In 1970, Norma McCorvey, a pregnant woman from Dallas, Texas, first challenged the constitutionality of a Texas abortion law. Using the pseudonym “Jane Roe,” McCorvey sued Dallas County district attorney Henry Wade to be allowed to have an abortion. The Texas law banned abortions in that state, except when the pregnancy threatened the life of the pregnant woman. Roe’s pregnancy did not threaten her life, but as a poor, single woman she did not want to bear a child she could not afford to raise. In addition, she did not have the money to travel to a state where abortions were legal. Roe and her attorneys asked the federal district court to declare that the Texas abortion statute violated her rights under the Constitution of the United States. They also asked the court to enjoin (forbid) the district attorney from prosecuting anyone else under the Texas abortion law in the future.
A three-judge panel in Texas ruled in favor of Roe, mostly on the grounds that the law violated her constitutional rights to privacy. The court ruled that the 9th Amendment and the 14th Amendment of the Constitution guaranteed privacy rights that were broad enough to protect a woman’s choice to have an abortion. However, because the district court refused to enjoin future prosecutions for abortion, Roe and her attorneys appealed to the U.S. Supreme Court. Wade also appealed the decision.
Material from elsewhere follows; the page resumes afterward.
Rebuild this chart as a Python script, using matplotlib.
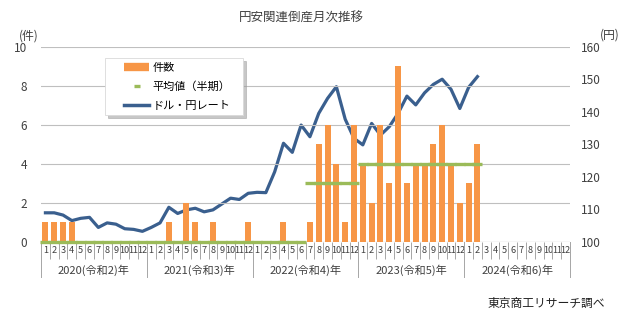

The Supreme Court heard arguments for Roe v. Wade in December 1971. After a Court ordered second round of arguments, in January 1973 the Court decided 7-2 in favor of Roe.
Last week, Norma McCorvey announced that she was formally asking the U.S Supreme Court to take her case and to reverse Roe Vs. Wade, or at least, order a trial on the merits. On January 18, 2005 a petition for writ of certiorari filed by the Justice Foundation, reached the Supreme Court to hear the case.
It’s very unfortunate that Ms. McCorvey is trying to reverse a decision that has been pivotal in the women’s rights movement. She who was a role model (even if for selfish reasons) for women everywhere, has become someone that by her change of attitude and lack of faith has become someone anti-women. I fear that the reversal of such an important decision as is Roe Vs. Wade can bring us back even further than we were in 1970.
I am not going to say that I am someone who is pro-abortion, because I am not. I am, however, pro-choice and I believe in my right to choose weather I am ready, willing and/or able to be a mother. Nobody should dictate what my life should be like if I was raped, if I was sick, if I was broke or if I just flat out made a mistake. Besides, since when is a potential person more important than a real, already living person?
The world is a strange place. It really is. And you never know what could happen. To allow other people to make a decision for you, as if every situation is the same is completely ridiculous. It is hard to be a woman, and it must be even harder to be a woman in the position of having to make that kind of choice. We don’t need someone to dictate what it is that we need to do.
The way I look at it, abortion saves lives because someone who is desperate enough to seek an abortion will stop at nothing to get it, and if there are no laws to regulate those procedures, women are going to be exposed to dangerous practices that could potentially lead to not only an aborted fetus, but to death.
I have never had an abortion, and I hope that I’m never in the position that I need to make that choice; but I also hope that if I have to make that kind of decision (in the United States, and I’m too broke to be able to get anywhere else) that I won’t have to go to a dirty apartment in some abandoned building so some guy with a hanger can solve my problem because some Republican (they are always republicans!) decided that I was not allowed to choose.